* Begin GIVEN DATA *
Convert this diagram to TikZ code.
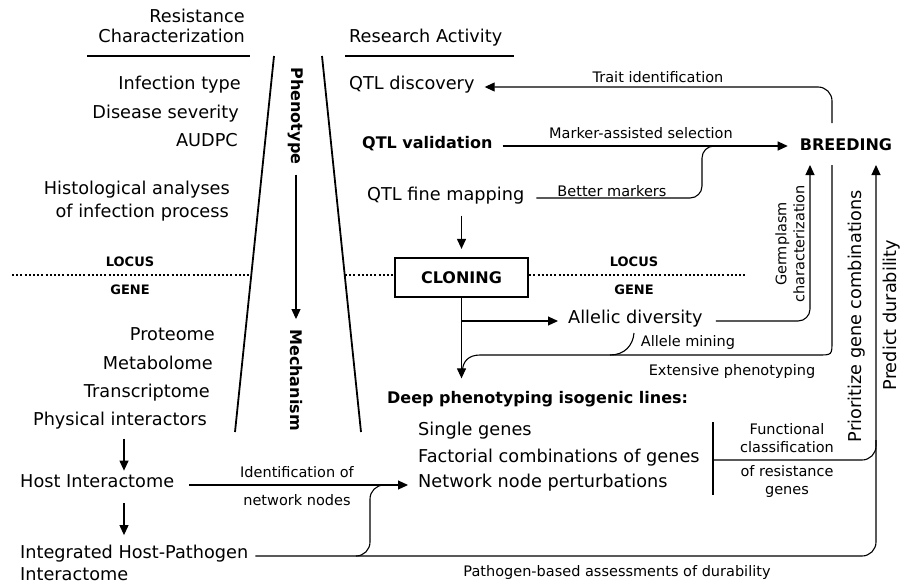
\documentclass[tikz,border=0pt]{standalone}
\usepackage{fontspec}
\setmainfont{DejaVu Sans}
\usetikzlibrary{arrows.meta,calc}
\begin{document}
\begin{tikzpicture}[x=1pt,y=-1pt,
  txt/.style={inner sep=0pt,font=\fontsize{17.7}{21}\selectfont},
  txtb/.style={inner sep=0pt,font=\fontsize{16}{19}\selectfont\bfseries},
  lbl/.style={inner sep=0pt,font=\fontsize{14.5}{18}\selectfont,align=center},
  lvl/.style={inner sep=0pt,font=\fontsize{13}{15}\selectfont\bfseries},
  conn/.style={line width=1.1pt},
  arr/.style={conn,-{Triangle[length=10pt,width=9pt]}},
  rulel/.style={line width=2pt},
  side/.style={line width=1.8pt},
  dots/.style={line width=2pt,dash pattern=on 2pt off 2.2pt},
  boxed/.style={draw,line width=2.2pt,minimum width=133pt,minimum height=39pt,inner sep=0pt,font=\fontsize{16}{19}\selectfont\bfseries},
]
\fill[white] (0,0) rectangle (904,584);
\path[use as bounding box] (0,0) rectangle (904,584);

% headers
\node[txt,anchor=mid east] (rc1) at (245,20) {Resistance};
\node[txt,anchor=mid east] (rc2) at (245,40) {Characterization};
\node[txt,anchor=mid west] (ra) at (349,40) {Research Activity};
\draw[rulel] (87,56) -- (250,56);
\draw[rulel] (345,56) -- (514,56);

% funnel
\draw[side] (274,56) -- (235,432);
\draw[side] (322,56) -- (361,432);
\node[txtb,rotate=-90] (phe) at (296,116) {Phenotype};
\node[txtb,rotate=-90] (mec) at (296,380) {Mechanism};
\draw[arr,shorten <=10pt,shorten >=10pt] (phe.east) -- (mec.west);

% left column
\node[txt,anchor=mid east] (inf) at (241,87) {Infection type};
\node[txt,anchor=mid east] (dis) at (239,116) {Disease severity};
\node[txt,anchor=mid east] (aud) at (238,144) {AUDPC};
\node[txt,anchor=mid east] (his1) at (230,192) {Histological analyses};
\node[txt,anchor=mid east] (his2) at (229,215) {of infection process};

\coordinate (dl) at (0,275);
\node[lvl] (loc1) at (130,262) {LOCUS};
\node[lvl] (gen1) at (130,290) {GENE};
\draw[dots] (12,275) -- (251,275);

\node[txt,anchor=mid east] (pro) at (215,338) {Proteome};
\node[txt,anchor=mid east] (met) at (213,367) {Metabolome};
\node[txt,anchor=mid east] (tra) at (210,395) {Transcriptome};
\node[txt,anchor=mid east] (phy) at (207,423) {Physical interactors};
\node[txt,anchor=mid west] (hi) at (20,485) {Host Interactome};
\node[txt,anchor=mid west] (ihp) at (20,556) {Integrated Host-Pathogen};
\node[txt,anchor=mid west] (iht) at (20,578) {Interactome};
\coordinate (a1) at (124,0);
\draw[arr,shorten <=9pt,shorten >=4pt] (phy.south -| a1) -- (hi.north -| a1);
\draw[arr,shorten <=15pt,shorten >=10pt] (hi.south -| a1) -- (ihp.north -| a1);

% research column
\node[txt,anchor=mid west] (qd) at (349,87) {QTL discovery};
\node[txtb,anchor=mid west] (qv) at (362,146) {QTL validation};
\node[txt,anchor=mid west] (qf) at (367,198) {QTL fine mapping};
\node[txtb] (brd) at (846,145) {BREEDING};
\node[boxed] (clon) at (461.5,277.5) {CLONING};
\node[lvl] (loc2) at (634,262) {LOCUS};
\node[lvl] (gen2) at (634,290) {GENE};
\draw[dots] (345,275) -- (clon.west |- dl);
\draw[dots] (clon.east |- dl) -- (747,275);

\node[txt,anchor=mid west] (all) at (568,321) {Allelic diversity};
\node[txtb,anchor=mid west] (deep) at (387,401) {Deep phenotyping isogenic lines:};
\node[txt,anchor=mid west] (sg) at (418,433) {Single genes};
\node[txt,anchor=mid west] (fc) at (418,460) {Factorial combinations of genes};
\node[txt,anchor=mid west] (nnp) at (418,485) {Network node perturbations};

% labels
\node[lbl] (ltrait) at (658,77) {Trait identification};
\node[lbl] (lmas) at (641,133) {Marker-assisted selection};
\node[lbl] (lbm) at (612,191) {Better markers};
\node[lbl,rotate=90] (lgerm) at (790,244) {Germplasm\\characterization};
\node[lbl] (lam) at (688,342) {Allele mining};
\node[lbl] (lext) at (732,371) {Extensive phenotyping};
\node[lbl] (lfc1) at (787,438) {Functional\\classification};
\node[lbl] (lfc2) at (787,481) {of resistance\\genes};
\node[lbl] (lid1) at (297,472) {Identification of};
\node[lbl] (lid2) at (297,500) {network nodes};
\node[lbl] (lpb) at (617,572) {Pathogen-based assessments of durability};
\node[txt,rotate=90] (lpri) at (857,316) {Prioritize gene combinations};
\node[txt,rotate=90] (lpre) at (892,315) {Predict durability};

% coordinates
\coordinate (tTop) at (832,123);
\coordinate (gTip) at (810,165);
\coordinate (eTop) at (832,165);
\coordinate (pTip) at (876,165);
\coordinate (bmj) at (702,146);

% connectors
\draw[arr,rounded corners=14pt] (tTop) |- ([xshift=10pt]qd.mid east);
\draw[arr,shorten <=10pt,shorten >=12pt] (qv.mid east) -- (qv.mid east -| brd.west);
\draw[conn,rounded corners=12pt] ([xshift=12pt]qf.mid east) -| (bmj) -- ($(bmj)+(28,0)$);
\draw[arr,shorten <=11pt,shorten >=8pt] (qf.south -| clon.north) -- (clon.north);
\draw[arr,shorten >=13pt] (clon.south) -- (clon.south |- deep.north);
\draw[arr,shorten >=10pt] (clon.south |- all.mid west) -- (all.mid west);
\draw[arr,rounded corners=12pt] ([xshift=13pt]all.mid east) -| (gTip);
\draw[conn] (eTop) -- (832,341) .. controls (832,355) .. (818,355) -- (480,355)
  .. controls (468,355) and (463,362) .. (462.5,370);
\draw[conn] (610,355) .. controls (625,355) and (633,345) .. (634,333);

\draw[line width=2pt] (713,422) -- (713,495);
\draw[conn,rounded corners=14pt] (713,460) -| (876,440);
\draw[arr,rounded corners=14pt] ([xshift=7pt]ihp.mid east) -| (pTip);
\draw[conn,rounded corners=14pt] (356,556) -| (370,485) -- (392,485);
\draw[arr,shorten <=15pt,shorten >=10pt] (hi.mid east) -- (nnp.mid west);
\end{tikzpicture}
\end{document}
* End GIVEN DATA *
REQUIRED TASK -
Word for word, quote the full listing, omitting every picture.

THE OUTPUT -
Convert this diagram to TikZ code.
\documentclass[tikz,border=0pt]{standalone}
\usepackage{fontspec}
\setmainfont{DejaVu Sans}
\usetikzlibrary{arrows.meta,calc}
\begin{document}
\begin{tikzpicture}[x=1pt,y=-1pt,
  txt/.style={inner sep=0pt,font=\fontsize{17.7}{21}\selectfont},
  txtb/.style={inner sep=0pt,font=\fontsize{16}{19}\selectfont\bfseries},
  lbl/.style={inner sep=0pt,font=\fontsize{14.5}{18}\selectfont,align=center},
  lvl/.style={inner sep=0pt,font=\fontsize{13}{15}\selectfont\bfseries},
  conn/.style={line width=1.1pt},
  arr/.style={conn,-{Triangle[length=10pt,width=9pt]}},
  rulel/.style={line width=2pt},
  side/.style={line width=1.8pt},
  dots/.style={line width=2pt,dash pattern=on 2pt off 2.2pt},
  boxed/.style={draw,line width=2.2pt,minimum width=133pt,minimum height=39pt,inner sep=0pt,font=\fontsize{16}{19}\selectfont\bfseries},
]
\fill[white] (0,0) rectangle (904,584);
\path[use as bounding box] (0,0) rectangle (904,584);

% headers
\node[txt,anchor=mid east] (rc1) at (245,20) {Resistance};
\node[txt,anchor=mid east] (rc2) at (245,40) {Characterization};
\node[txt,anchor=mid west] (ra) at (349,40) {Research Activity};
\draw[rulel] (87,56) -- (250,56);
\draw[rulel] (345,56) -- (514,56);

% funnel
\draw[side] (274,56) -- (235,432);
\draw[side] (322,56) -- (361,432);
\node[txtb,rotate=-90] (phe) at (296,116) {Phenotype};
\node[txtb,rotate=-90] (mec) at (296,380) {Mechanism};
\draw[arr,shorten <=10pt,shorten >=10pt] (phe.east) -- (mec.west);

% left column
\node[txt,anchor=mid east] (inf) at (241,87) {Infection type};
\node[txt,anchor=mid east] (dis) at (239,116) {Disease severity};
\node[txt,anchor=mid east] (aud) at (238,144) {AUDPC};
\node[txt,anchor=mid east] (his1) at (230,192) {Histological analyses};
\node[txt,anchor=mid east] (his2) at (229,215) {of infection process};

\coordinate (dl) at (0,275);
\node[lvl] (loc1) at (130,262) {LOCUS};
\node[lvl] (gen1) at (130,290) {GENE};
\draw[dots] (12,275) -- (251,275);

\node[txt,anchor=mid east] (pro) at (215,338) {Proteome};
\node[txt,anchor=mid east] (met) at (213,367) {Metabolome};
\node[txt,anchor=mid east] (tra) at (210,395) {Transcriptome};
\node[txt,anchor=mid east] (phy) at (207,423) {Physical interactors};
\node[txt,anchor=mid west] (hi) at (20,485) {Host Interactome};
\node[txt,anchor=mid west] (ihp) at (20,556) {Integrated Host-Pathogen};
\node[txt,anchor=mid west] (iht) at (20,578) {Interactome};
\coordinate (a1) at (124,0);
\draw[arr,shorten <=9pt,shorten >=4pt] (phy.south -| a1) -- (hi.north -| a1);
\draw[arr,shorten <=15pt,shorten >=10pt] (hi.south -| a1) -- (ihp.north -| a1);

% research column
\node[txt,anchor=mid west] (qd) at (349,87) {QTL discovery};
\node[txtb,anchor=mid west] (qv) at (362,146) {QTL validation};
\node[txt,anchor=mid west] (qf) at (367,198) {QTL fine mapping};
\node[txtb] (brd) at (846,145) {BREEDING};
\node[boxed] (clon) at (461.5,277.5) {CLONING};
\node[lvl] (loc2) at (634,262) {LOCUS};
\node[lvl] (gen2) at (634,290) {GENE};
\draw[dots] (345,275) -- (clon.west |- dl);
\draw[dots] (clon.east |- dl) -- (747,275);

\node[txt,anchor=mid west] (all) at (568,321) {Allelic diversity};
\node[txtb,anchor=mid west] (deep) at (387,401) {Deep phenotyping isogenic lines:};
\node[txt,anchor=mid west] (sg) at (418,433) {Single genes};
\node[txt,anchor=mid west] (fc) at (418,460) {Factorial combinations of genes};
\node[txt,anchor=mid west] (nnp) at (418,485) {Network node perturbations};

% labels
\node[lbl] (ltrait) at (658,77) {Trait identification};
\node[lbl] (lmas) at (641,133) {Marker-assisted selection};
\node[lbl] (lbm) at (612,191) {Better markers};
\node[lbl,rotate=90] (lgerm) at (790,244) {Germplasm\\characterization};
\node[lbl] (lam) at (688,342) {Allele mining};
\node[lbl] (lext) at (732,371) {Extensive phenotyping};
\node[lbl] (lfc1) at (787,438) {Functional\\classification};
\node[lbl] (lfc2) at (787,481) {of resistance\\genes};
\node[lbl] (lid1) at (297,472) {Identification of};
\node[lbl] (lid2) at (297,500) {network nodes};
\node[lbl] (lpb) at (617,572) {Pathogen-based assessments of durability};
\node[txt,rotate=90] (lpri) at (857,316) {Prioritize gene combinations};
\node[txt,rotate=90] (lpre) at (892,315) {Predict durability};

% coordinates
\coordinate (tTop) at (832,123);
\coordinate (gTip) at (810,165);
\coordinate (eTop) at (832,165);
\coordinate (pTip) at (876,165);
\coordinate (bmj) at (702,146);

% connectors
\draw[arr,rounded corners=14pt] (tTop) |- ([xshift=10pt]qd.mid east);
\draw[arr,shorten <=10pt,shorten >=12pt] (qv.mid east) -- (qv.mid east -| brd.west);
\draw[conn,rounded corners=12pt] ([xshift=12pt]qf.mid east) -| (bmj) -- ($(bmj)+(28,0)$);
\draw[arr,shorten <=11pt,shorten >=8pt] (qf.south -| clon.north) -- (clon.north);
\draw[arr,shorten >=13pt] (clon.south) -- (clon.south |- deep.north);
\draw[arr,shorten >=10pt] (clon.south |- all.mid west) -- (all.mid west);
\draw[arr,rounded corners=12pt] ([xshift=13pt]all.mid east) -| (gTip);
\draw[conn] (eTop) -- (832,341) .. controls (832,355) .. (818,355) -- (480,355)
  .. controls (468,355) and (463,362) .. (462.5,370);
\draw[conn] (610,355) .. controls (625,355) and (633,345) .. (634,333);

\draw[line width=2pt] (713,422) -- (713,495);
\draw[conn,rounded corners=14pt] (713,460) -| (876,440);
\draw[arr,rounded corners=14pt] ([xshift=7pt]ihp.mid east) -| (pTip);
\draw[conn,rounded corners=14pt] (356,556) -| (370,485) -- (392,485);
\draw[arr,shorten <=15pt,shorten >=10pt] (hi.mid east) -- (nnp.mid west);
\end{tikzpicture}
\end{document}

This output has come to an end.